Dining recently in Denver with a fellow foodie dietitian, I learned that fresh can be, well, too fresh. In our zeal for fresh, unique ingredients, avant-garde and tradition sometimes engage in an unintended standoff.
There on the menu, beckoning irresistibly, was a Reuben sandwich with buffalo, Gruyere and fresh sauerkraut. We both spotted the entree but, like many food enthusiasts who honor the tastings approach to dining, chose different options. Eager to sample the buffalo, my out-of-town colleague ordered the Reuben, while I settled with pesto-laced shrimp linguine. Lovely to behold, the overstuffed Reuben arrived in a gigantic embellished dish - the most artistic presentation of a pub sandwich I've seen in recent memory. In full-out foodie fashion, we examined every minutia of our entrees, jawing all the while.

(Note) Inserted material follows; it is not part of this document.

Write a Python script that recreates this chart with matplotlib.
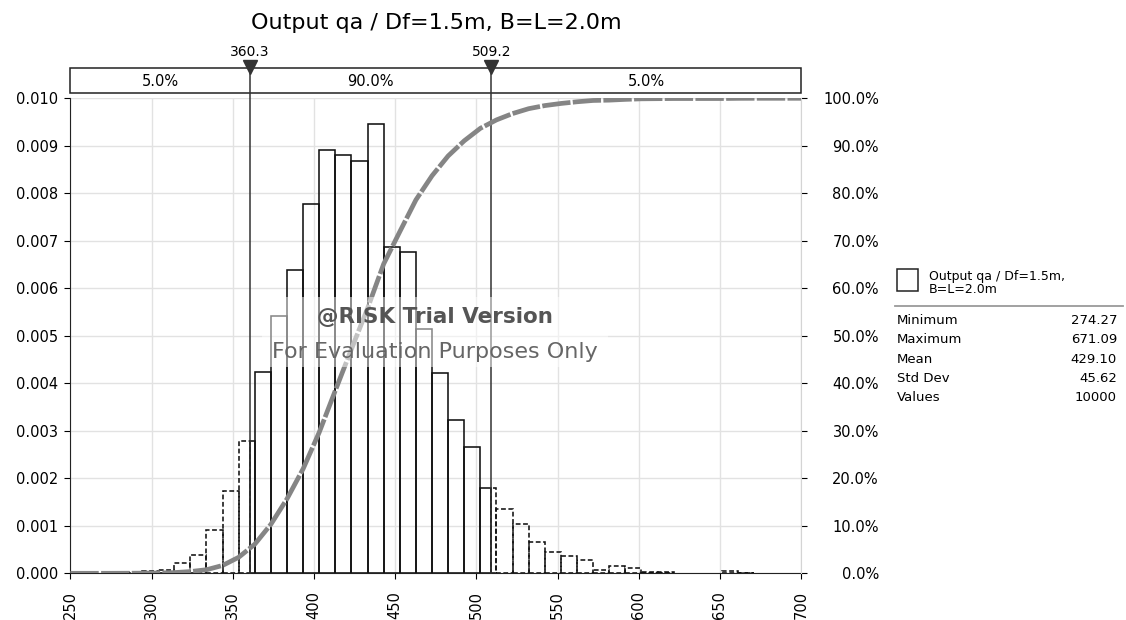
import numpy as np
import matplotlib.pyplot as plt
from matplotlib.patches import Rectangle
from matplotlib.lines import Line2D

# histogram of the simulation output (40 bins between min and max)
x_min, x_max = 274.27, 671.09
density = [0.00001, 0.00002, 0.00004, 0.00008, 0.00022, 0.00039, 0.00091, 0.00174,
           0.00279, 0.00424, 0.00542, 0.00639, 0.00778, 0.00891, 0.00881, 0.00867,
           0.00946, 0.00686, 0.00676, 0.00514, 0.00422, 0.00323, 0.00265, 0.00179,
           0.00135, 0.00104, 0.00066, 0.00045, 0.00036, 0.00028, 0.00007, 0.00016,
           0.00012, 0.00003, 0.00003, 0.0, 0.0, 0.0, 0.00004, 0.00001]
p5, p95 = 360.3, 509.2
band_labels = ['5.0%', '90.0%', '5.0%']
stats_labels = ['Minimum', 'Maximum', 'Mean', 'Std Dev', 'Values']
stats_values = ['274.27', '671.09', '429.10', '45.62', '10000']
title = 'Output qa / Df=1.5m, B=L=2.0m'
legend_name = 'Output qa / Df=1.5m,\nB=L=2.0m'

W, H = 1126, 620
fig = plt.figure(figsize=(W / 100, H / 100), dpi=100)
ax = fig.add_axes([70.4 / W, 1 - 573.3 / H, 730.8 / W, 475 / H])

density = np.array(density)
edges = np.linspace(x_min, x_max, len(density) + 1)

# split bars into solid (inside 5-95%) and dashed (tails) pieces
solid, dashed = [], []
for lo, hi, h in zip(edges[:-1], edges[1:], density):
    if h == 0:
        continue
    a, b = max(lo, p5), min(hi, p95)
    if a < b:
        solid.append((a, b - a, h))
    if lo < min(hi, p5):
        dashed.append((lo, min(hi, p5) - lo, h))
    if max(lo, p95) < hi:
        dashed.append((max(lo, p95), hi - max(lo, p95), h))

for parts, ls in [(solid, '-'), (dashed, (0, (3, 1.6)))]:
    xs, ws, hs = zip(*parts)
    ax.bar(xs, hs, width=ws, align='edge', fill=False, edgecolor='#111111',
           linewidth=1.15, linestyle=ls, zorder=3)

ax.set_xlim(250, 700)
ax.set_ylim(0, 0.010)
ax.set_xticks(np.arange(250, 701, 50))
ax.set_yticks(np.arange(0, 0.0101, 0.001))
ax.yaxis.set_major_formatter(plt.FormatStrFormatter('%.3f'))
ax.grid(color='#e2e2e2', linewidth=1, zorder=0)
ax.set_axisbelow(True)
ax.tick_params(axis='x', length=4, pad=9, labelsize=10.5, rotation=90)
ax.tick_params(axis='y', length=4, pad=5, labelsize=10.5)
for s in ['top', 'right']:
    ax.spines[s].set_visible(False)
for s in ['left', 'bottom']:
    ax.spines[s].set_color('#222222')

# cumulative curve on the right axis
ax2 = ax.twinx()
cdf = np.concatenate([[0], np.cumsum(density * np.diff(edges))])
cdf = cdf / cdf[-1]
cx = np.concatenate([[250], edges, [700]])
cy = np.concatenate([[0], cdf, [1]])
ax2.plot(cx, cy, color='#858585', linewidth=3.4, linestyle=(0, (6, 0.5)), zorder=4)
ax2.set_ylim(0, 1)
ax2.set_yticks(np.arange(0, 1.01, 0.1))
ax2.set_yticklabels([f'{v * 100:.1f}%' for v in np.arange(0, 1.01, 0.1)])
ax2.tick_params(axis='y', length=4, pad=52, labelsize=10.5)
for lab in ax2.get_yticklabels():
    lab.set_ha('right')
for s in ['top', 'left', 'bottom']:
    ax2.spines[s].set_visible(False)
ax2.spines['right'].set_color('#d4d4d4')

# percentile band above the plot
tr = ax.get_xaxis_transform()
ax.add_patch(Rectangle((250, 1.0105), 450, 0.0526, transform=tr, clip_on=False,
                       facecolor='white', edgecolor='#222222', linewidth=1.1))
band_edges = [250, p5, p95, 700]
for lab, lo, hi in zip(band_labels, band_edges[:-1], band_edges[1:]):
    ax.text((lo + hi) / 2, 1.035, lab, transform=tr, ha='center', va='center',
            fontsize=10.5)
for p in [p5, p95]:
    ax.add_line(Line2D([p, p], [0, 1.063], transform=tr, color='#333333',
                       linewidth=1.1, clip_on=False, zorder=5))
    ax.plot([p], [1.066], marker='v', markersize=10, color='#333333',
            transform=tr, clip_on=False, zorder=6)
    ax.text(p, 1.0975, f'{p:.1f}', transform=tr, ha='center', va='center',
            fontsize=10)

fig.text(436 / W, 1 - 23 / H, title, ha='center', va='center', fontsize=16)

# trial watermark
fig.patches.append(Rectangle((262 / W, 1 - 367 / H), 346 / W, 70 / H,
                             transform=fig.transFigure, facecolor='white',
                             edgecolor='none', alpha=0.5, zorder=5))
fig.text(435 / W, 1 - 317 / H, '@RISK Trial Version', ha='center', va='center',
         fontsize=15.5, fontweight='bold', color='#555555', zorder=6)
fig.text(435 / W, 1 - 352 / H, 'For Evaluation Purposes Only', ha='center',
         va='center', fontsize=16, color='#666666', zorder=6)

# legend and statistics
fig.patches.append(Rectangle((897 / W, 1 - 291 / H), 21 / W, 22 / H,
                             transform=fig.transFigure, facecolor='white',
                             edgecolor='#222222', linewidth=1.1))
fig.text(929 / W, 1 - 283 / H, legend_name, ha='left', va='center',
         fontsize=9, linespacing=1.0)
fig.add_artist(Line2D([895 / W, 1123 / W], [1 - 306 / H, 1 - 306 / H],
                      color='#9a9a9a', linewidth=1.3))
for i, (lab, val) in enumerate(zip(stats_labels, stats_values)):
    y = 1 - (320.5 + 19.3 * i) / H
    fig.text(897 / W, y, lab, ha='left', va='center', fontsize=9.5)
    fig.text(1117 / W, y, val, ha='right', va='center', fontsize=9.5)

fig.savefig('out.png', dpi=100)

I watched my friend pull out green shreds as she pondered aloud whether the kitchen had substituted fresh lettuce for sauerkraut. I had to admit it did look like lettuce. After being queried, the flustered waitstaff scurried off to the kitchen. She returned shortly to present us a plate mounded with what looked like shredded lettuce, pronouncing that the chef had not made a substitution. "It's fresh sauerkraut," she insisted as she whisked off with the dish.
Honestly, my typical experience with sauerkraut - commercially-produced, salted, soured, jarred or canned - would not lend well to evaluating the status of the chef's claim. A little primer: Fresh sauerkraut is fermented cabbage that has not been cooked. Tasting the delicate sample, we decided that, yes, it was cabbage, very mild Napa cabbage. But fermented? Imperceptible.
A Reuben is a Reuben. Fresh is fresh, and sauerkraut is sauerkraut. A little too fresh, and you have simply shredded cabbage. Not that shredded fresh cabbage is an altogether bad choice for a sandwich fixing, but let's call it what it is.
We're still laughing. I forgot to ask if she liked the buffalo. The shrimp linguine was delightful.